___ Records shown ___

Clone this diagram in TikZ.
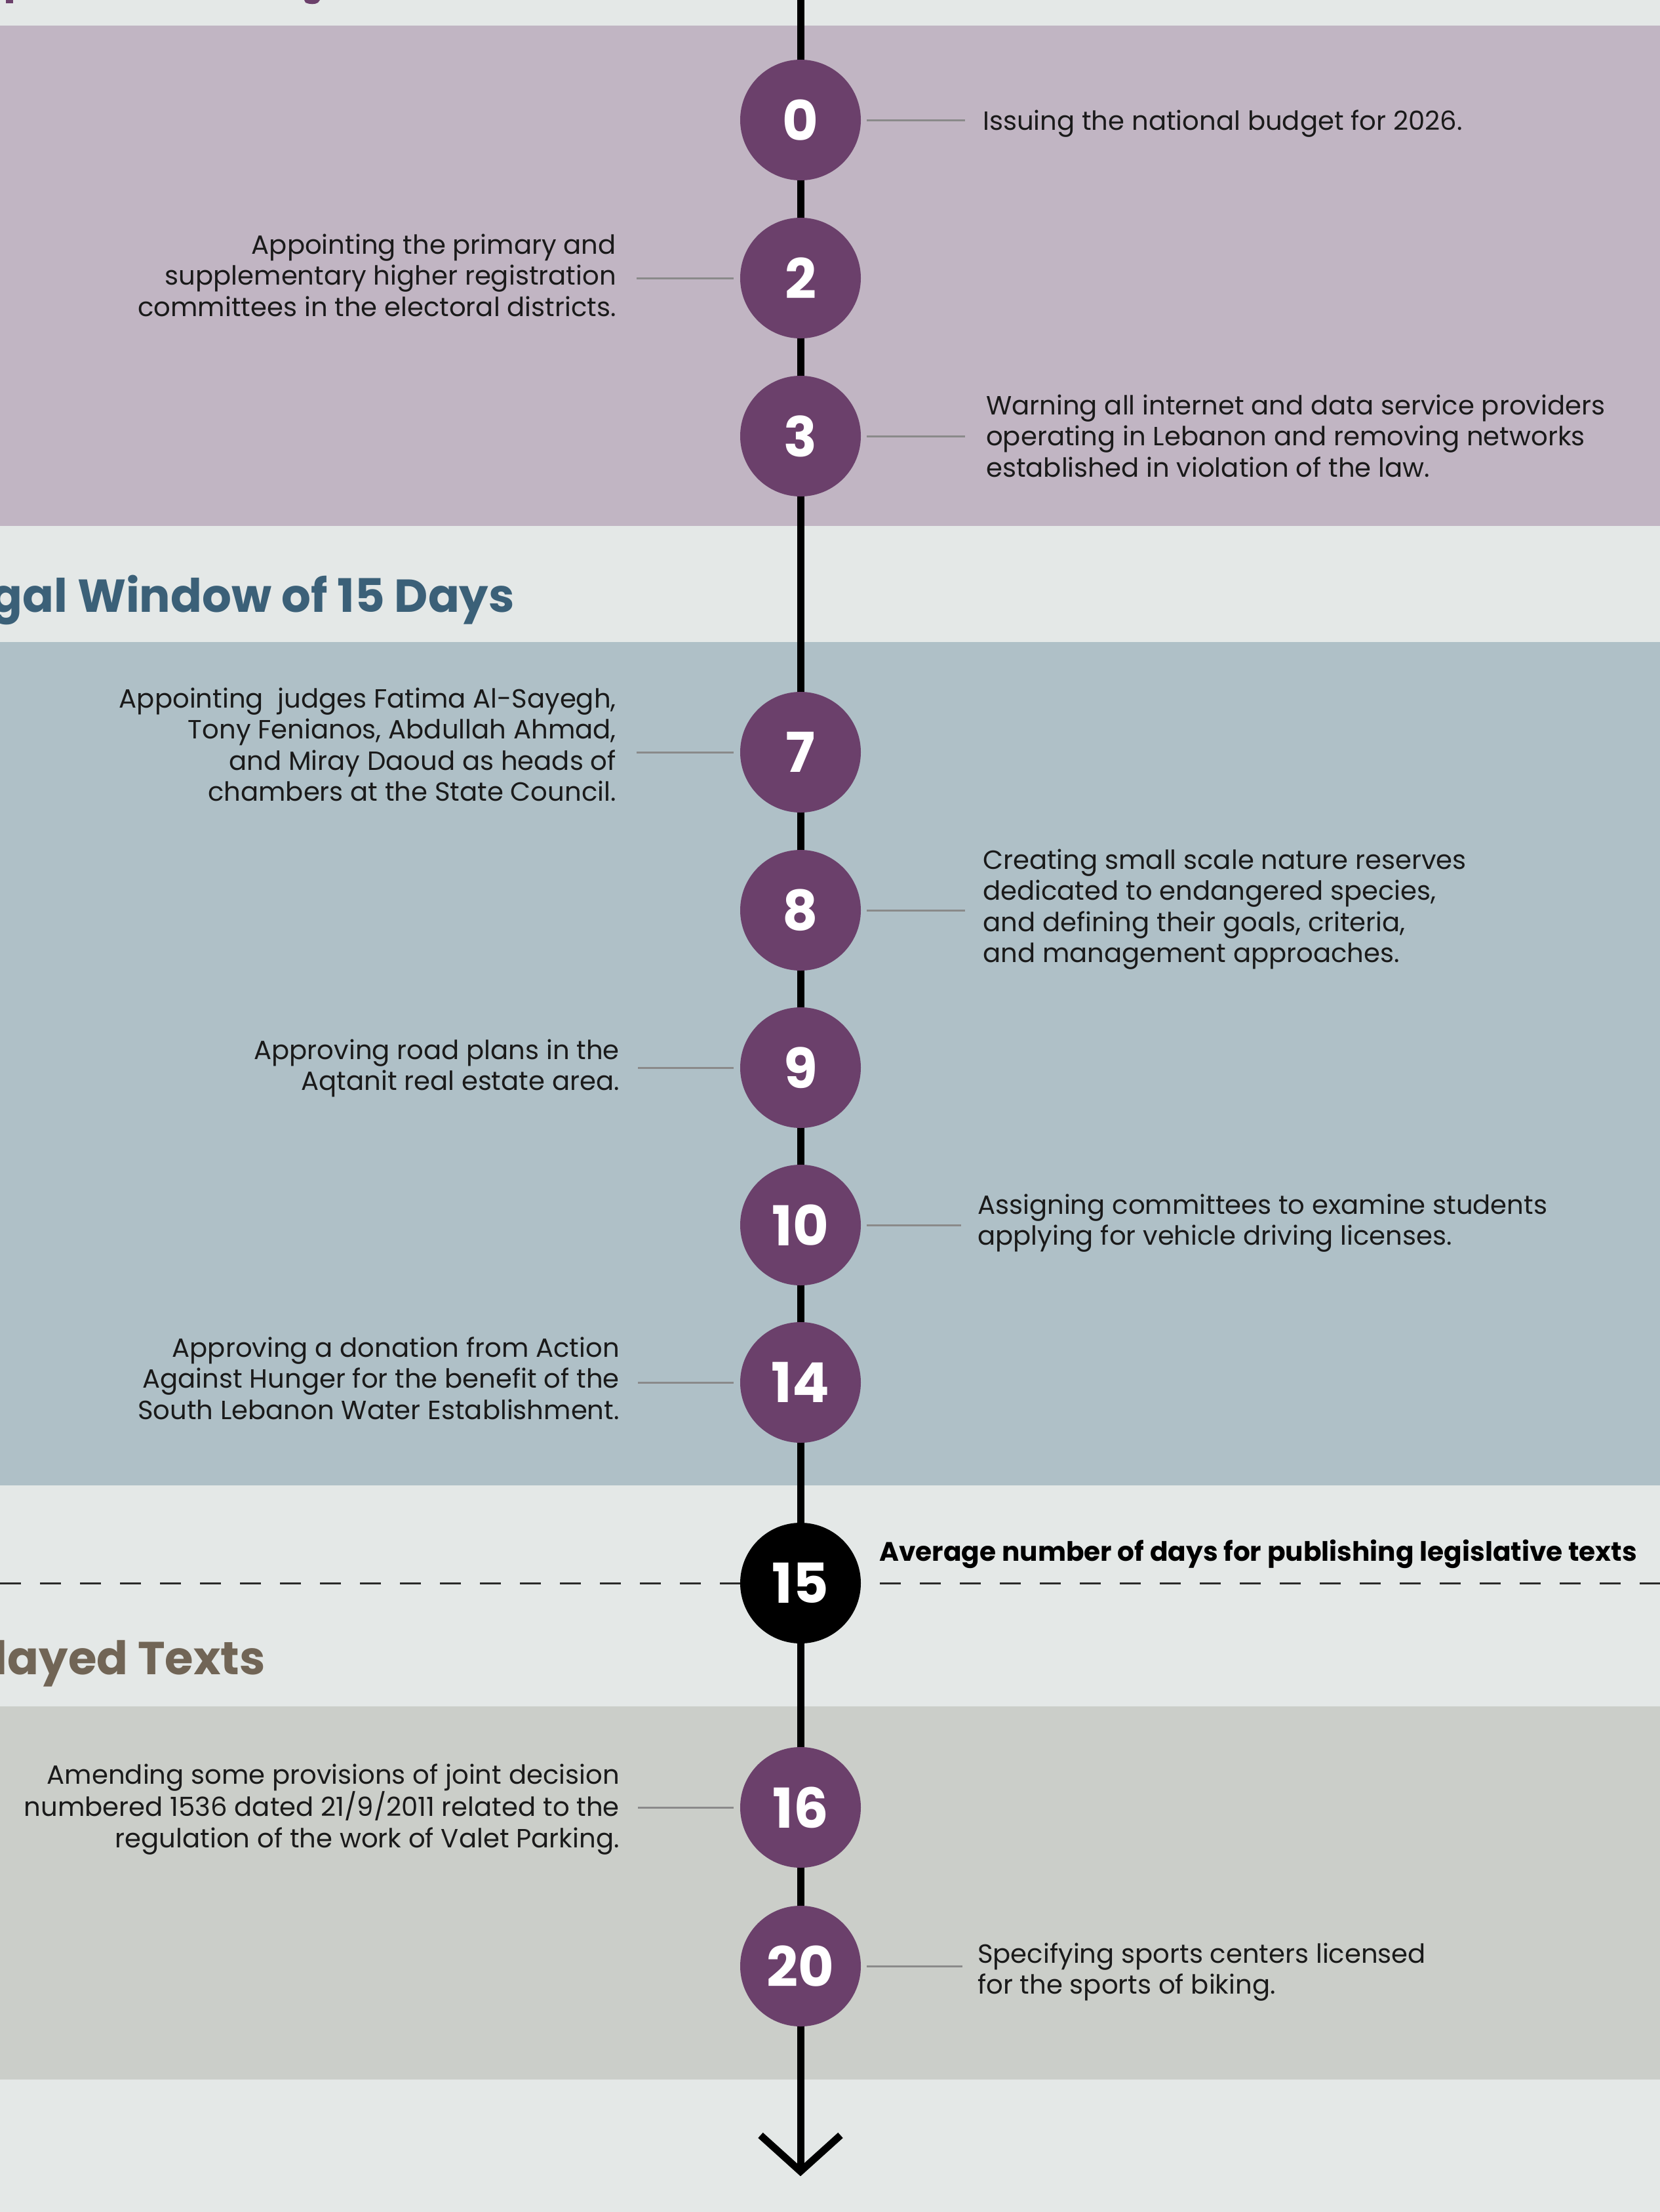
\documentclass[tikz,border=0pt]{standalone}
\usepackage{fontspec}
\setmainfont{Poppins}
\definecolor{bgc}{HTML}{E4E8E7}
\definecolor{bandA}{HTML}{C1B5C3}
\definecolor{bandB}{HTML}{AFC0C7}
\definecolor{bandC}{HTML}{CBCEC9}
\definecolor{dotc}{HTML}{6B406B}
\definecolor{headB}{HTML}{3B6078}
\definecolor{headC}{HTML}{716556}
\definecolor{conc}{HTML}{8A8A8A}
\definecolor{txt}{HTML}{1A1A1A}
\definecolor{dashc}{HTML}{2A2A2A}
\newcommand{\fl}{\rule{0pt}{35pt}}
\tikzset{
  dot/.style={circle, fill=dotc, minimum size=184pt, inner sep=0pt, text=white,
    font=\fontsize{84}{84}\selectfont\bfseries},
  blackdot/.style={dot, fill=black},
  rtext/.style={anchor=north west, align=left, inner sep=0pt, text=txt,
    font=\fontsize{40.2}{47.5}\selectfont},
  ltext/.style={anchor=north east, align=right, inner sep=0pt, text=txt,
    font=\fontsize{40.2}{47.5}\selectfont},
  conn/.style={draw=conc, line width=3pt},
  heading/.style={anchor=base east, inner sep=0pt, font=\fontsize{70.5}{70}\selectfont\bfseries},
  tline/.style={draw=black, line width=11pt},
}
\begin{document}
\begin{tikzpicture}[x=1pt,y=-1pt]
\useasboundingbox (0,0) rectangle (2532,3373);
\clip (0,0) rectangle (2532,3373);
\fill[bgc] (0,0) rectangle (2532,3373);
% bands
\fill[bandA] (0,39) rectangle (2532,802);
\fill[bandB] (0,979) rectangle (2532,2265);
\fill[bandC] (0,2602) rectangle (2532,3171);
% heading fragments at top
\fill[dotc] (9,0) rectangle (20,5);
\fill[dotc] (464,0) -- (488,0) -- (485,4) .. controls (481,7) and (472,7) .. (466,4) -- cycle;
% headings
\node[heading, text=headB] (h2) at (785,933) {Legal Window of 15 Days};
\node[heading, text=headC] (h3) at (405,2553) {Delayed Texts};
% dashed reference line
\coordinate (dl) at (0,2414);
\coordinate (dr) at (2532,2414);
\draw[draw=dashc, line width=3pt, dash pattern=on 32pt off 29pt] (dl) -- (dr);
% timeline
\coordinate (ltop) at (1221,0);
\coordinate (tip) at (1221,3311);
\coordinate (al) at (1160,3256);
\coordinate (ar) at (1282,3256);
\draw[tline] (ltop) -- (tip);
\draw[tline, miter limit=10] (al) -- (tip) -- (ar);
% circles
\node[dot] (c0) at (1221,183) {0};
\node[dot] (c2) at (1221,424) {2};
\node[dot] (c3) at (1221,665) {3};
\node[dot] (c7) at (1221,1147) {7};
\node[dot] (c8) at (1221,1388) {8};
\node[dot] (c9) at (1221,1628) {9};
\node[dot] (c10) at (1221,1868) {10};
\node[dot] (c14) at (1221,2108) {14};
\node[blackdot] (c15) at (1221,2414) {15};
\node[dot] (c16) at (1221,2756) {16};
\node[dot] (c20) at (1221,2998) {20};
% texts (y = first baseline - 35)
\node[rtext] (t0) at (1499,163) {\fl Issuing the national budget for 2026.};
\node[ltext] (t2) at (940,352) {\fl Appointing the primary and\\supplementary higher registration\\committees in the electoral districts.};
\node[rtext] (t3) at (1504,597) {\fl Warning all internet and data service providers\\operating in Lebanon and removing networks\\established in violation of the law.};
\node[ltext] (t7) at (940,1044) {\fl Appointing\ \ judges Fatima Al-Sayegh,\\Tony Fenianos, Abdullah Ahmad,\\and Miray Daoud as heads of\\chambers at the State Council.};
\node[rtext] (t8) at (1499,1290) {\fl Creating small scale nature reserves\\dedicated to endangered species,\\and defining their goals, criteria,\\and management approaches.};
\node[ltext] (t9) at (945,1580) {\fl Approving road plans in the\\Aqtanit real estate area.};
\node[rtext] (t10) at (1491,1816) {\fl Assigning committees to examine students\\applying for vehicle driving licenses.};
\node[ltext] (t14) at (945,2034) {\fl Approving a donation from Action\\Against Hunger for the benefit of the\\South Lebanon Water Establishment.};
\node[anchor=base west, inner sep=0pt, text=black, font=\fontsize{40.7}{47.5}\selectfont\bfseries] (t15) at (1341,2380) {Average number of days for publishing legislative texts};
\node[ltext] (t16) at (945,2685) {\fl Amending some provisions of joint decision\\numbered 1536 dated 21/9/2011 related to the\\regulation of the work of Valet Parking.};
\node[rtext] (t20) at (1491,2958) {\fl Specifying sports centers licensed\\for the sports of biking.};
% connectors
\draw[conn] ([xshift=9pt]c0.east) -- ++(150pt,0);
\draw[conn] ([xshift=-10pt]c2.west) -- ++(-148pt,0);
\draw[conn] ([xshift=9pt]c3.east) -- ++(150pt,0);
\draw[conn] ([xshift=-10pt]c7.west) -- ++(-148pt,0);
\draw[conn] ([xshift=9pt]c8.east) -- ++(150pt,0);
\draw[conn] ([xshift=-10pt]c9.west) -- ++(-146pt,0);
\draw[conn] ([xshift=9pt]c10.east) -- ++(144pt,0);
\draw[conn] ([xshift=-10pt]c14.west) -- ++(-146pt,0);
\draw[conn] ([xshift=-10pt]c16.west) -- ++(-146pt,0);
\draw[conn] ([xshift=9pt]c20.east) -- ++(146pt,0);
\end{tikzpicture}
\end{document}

___
___ Records shown ___

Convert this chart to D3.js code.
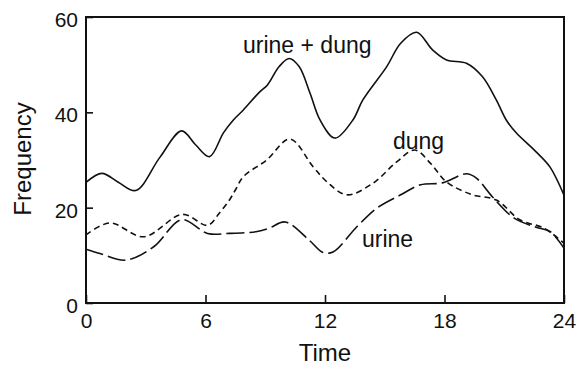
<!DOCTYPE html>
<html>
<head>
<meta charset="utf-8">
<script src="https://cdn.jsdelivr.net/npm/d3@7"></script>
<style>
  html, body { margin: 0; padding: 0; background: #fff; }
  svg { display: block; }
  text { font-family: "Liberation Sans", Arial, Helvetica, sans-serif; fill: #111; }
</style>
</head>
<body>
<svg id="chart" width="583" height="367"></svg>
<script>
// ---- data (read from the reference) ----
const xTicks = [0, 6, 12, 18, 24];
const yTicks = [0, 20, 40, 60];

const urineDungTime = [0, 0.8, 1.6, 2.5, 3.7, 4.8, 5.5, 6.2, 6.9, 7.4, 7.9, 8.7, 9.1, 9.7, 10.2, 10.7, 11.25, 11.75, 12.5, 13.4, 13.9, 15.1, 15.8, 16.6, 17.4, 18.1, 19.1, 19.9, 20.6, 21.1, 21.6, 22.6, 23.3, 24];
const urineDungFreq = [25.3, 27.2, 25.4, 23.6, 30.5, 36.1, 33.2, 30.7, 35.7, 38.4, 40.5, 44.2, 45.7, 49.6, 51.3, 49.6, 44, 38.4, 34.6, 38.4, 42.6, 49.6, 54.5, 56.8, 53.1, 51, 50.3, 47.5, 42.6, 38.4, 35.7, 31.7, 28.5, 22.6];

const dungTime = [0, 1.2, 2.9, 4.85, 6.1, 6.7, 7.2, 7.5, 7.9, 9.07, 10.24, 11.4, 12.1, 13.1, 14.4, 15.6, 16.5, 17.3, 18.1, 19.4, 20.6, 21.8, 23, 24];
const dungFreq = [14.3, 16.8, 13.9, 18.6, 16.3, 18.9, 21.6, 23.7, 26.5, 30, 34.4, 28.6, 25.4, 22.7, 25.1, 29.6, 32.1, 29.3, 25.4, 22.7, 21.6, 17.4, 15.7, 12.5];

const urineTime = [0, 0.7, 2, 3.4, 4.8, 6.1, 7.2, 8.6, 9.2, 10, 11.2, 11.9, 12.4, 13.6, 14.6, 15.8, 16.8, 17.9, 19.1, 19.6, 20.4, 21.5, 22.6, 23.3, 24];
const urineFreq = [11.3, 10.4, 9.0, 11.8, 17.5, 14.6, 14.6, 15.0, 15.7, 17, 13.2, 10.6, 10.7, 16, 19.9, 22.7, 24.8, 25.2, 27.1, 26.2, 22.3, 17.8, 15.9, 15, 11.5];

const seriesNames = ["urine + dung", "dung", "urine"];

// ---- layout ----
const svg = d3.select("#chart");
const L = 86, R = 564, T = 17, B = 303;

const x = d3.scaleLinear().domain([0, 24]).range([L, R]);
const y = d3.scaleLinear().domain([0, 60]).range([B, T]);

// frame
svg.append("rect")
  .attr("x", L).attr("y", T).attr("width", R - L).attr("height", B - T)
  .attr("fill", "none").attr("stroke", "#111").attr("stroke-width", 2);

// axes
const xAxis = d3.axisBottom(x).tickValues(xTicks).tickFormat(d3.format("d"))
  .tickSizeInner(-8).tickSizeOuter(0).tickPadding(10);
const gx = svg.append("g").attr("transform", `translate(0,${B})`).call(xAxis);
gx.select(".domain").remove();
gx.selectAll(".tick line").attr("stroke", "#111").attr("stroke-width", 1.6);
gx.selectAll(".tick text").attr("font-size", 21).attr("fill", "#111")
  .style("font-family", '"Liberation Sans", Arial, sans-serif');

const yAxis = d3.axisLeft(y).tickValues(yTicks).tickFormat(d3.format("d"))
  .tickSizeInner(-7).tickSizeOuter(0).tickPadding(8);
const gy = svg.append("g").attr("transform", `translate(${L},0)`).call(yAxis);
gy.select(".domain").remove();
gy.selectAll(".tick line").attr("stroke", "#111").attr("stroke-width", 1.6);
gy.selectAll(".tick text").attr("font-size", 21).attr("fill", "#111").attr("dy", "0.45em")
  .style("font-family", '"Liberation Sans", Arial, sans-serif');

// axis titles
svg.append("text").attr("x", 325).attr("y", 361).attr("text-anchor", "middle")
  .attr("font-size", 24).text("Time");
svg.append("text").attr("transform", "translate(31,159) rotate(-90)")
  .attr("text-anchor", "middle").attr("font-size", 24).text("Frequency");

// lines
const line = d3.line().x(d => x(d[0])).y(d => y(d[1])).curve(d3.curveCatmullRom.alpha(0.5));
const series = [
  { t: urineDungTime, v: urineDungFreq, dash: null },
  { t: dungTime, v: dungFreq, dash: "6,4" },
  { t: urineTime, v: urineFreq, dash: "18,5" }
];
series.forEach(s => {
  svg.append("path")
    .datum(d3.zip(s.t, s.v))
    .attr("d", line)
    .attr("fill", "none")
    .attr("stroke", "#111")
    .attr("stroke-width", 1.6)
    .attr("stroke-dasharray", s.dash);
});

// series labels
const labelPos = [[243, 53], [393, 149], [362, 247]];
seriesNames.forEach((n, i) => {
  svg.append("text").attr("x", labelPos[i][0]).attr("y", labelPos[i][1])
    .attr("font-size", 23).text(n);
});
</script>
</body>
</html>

___

[Do this] Without the pictures, give again exactly the lines above starting at the line containing "Convert this chart to D3.js code." and ending at the line containing "31.7, 28.5, 22.6];".

[Reply to the task]
Convert this chart to D3.js code.
<!DOCTYPE html>
<html>
<head>
<meta charset="utf-8">
<script src="https://cdn.jsdelivr.net/npm/d3@7"></script>
<style>
  html, body { margin: 0; padding: 0; background: #fff; }
  svg { display: block; }
  text { font-family: "Liberation Sans", Arial, Helvetica, sans-serif; fill: #111; }
</style>
</head>
<body>
<svg id="chart" width="583" height="367"></svg>
<script>
// ---- data (read from the reference) ----
const xTicks = [0, 6, 12, 18, 24];
const yTicks = [0, 20, 40, 60];

const urineDungTime = [0, 0.8, 1.6, 2.5, 3.7, 4.8, 5.5, 6.2, 6.9, 7.4, 7.9, 8.7, 9.1, 9.7, 10.2, 10.7, 11.25, 11.75, 12.5, 13.4, 13.9, 15.1, 15.8, 16.6, 17.4, 18.1, 19.1, 19.9, 20.6, 21.1, 21.6, 22.6, 23.3, 24];
const urineDungFreq = [25.3, 27.2, 25.4, 23.6, 30.5, 36.1, 33.2, 30.7, 35.7, 38.4, 40.5, 44.2, 45.7, 49.6, 51.3, 49.6, 44, 38.4, 34.6, 38.4, 42.6, 49.6, 54.5, 56.8, 53.1, 51, 50.3, 47.5, 42.6, 38.4, 35.7, 31.7, 28.5, 22.6];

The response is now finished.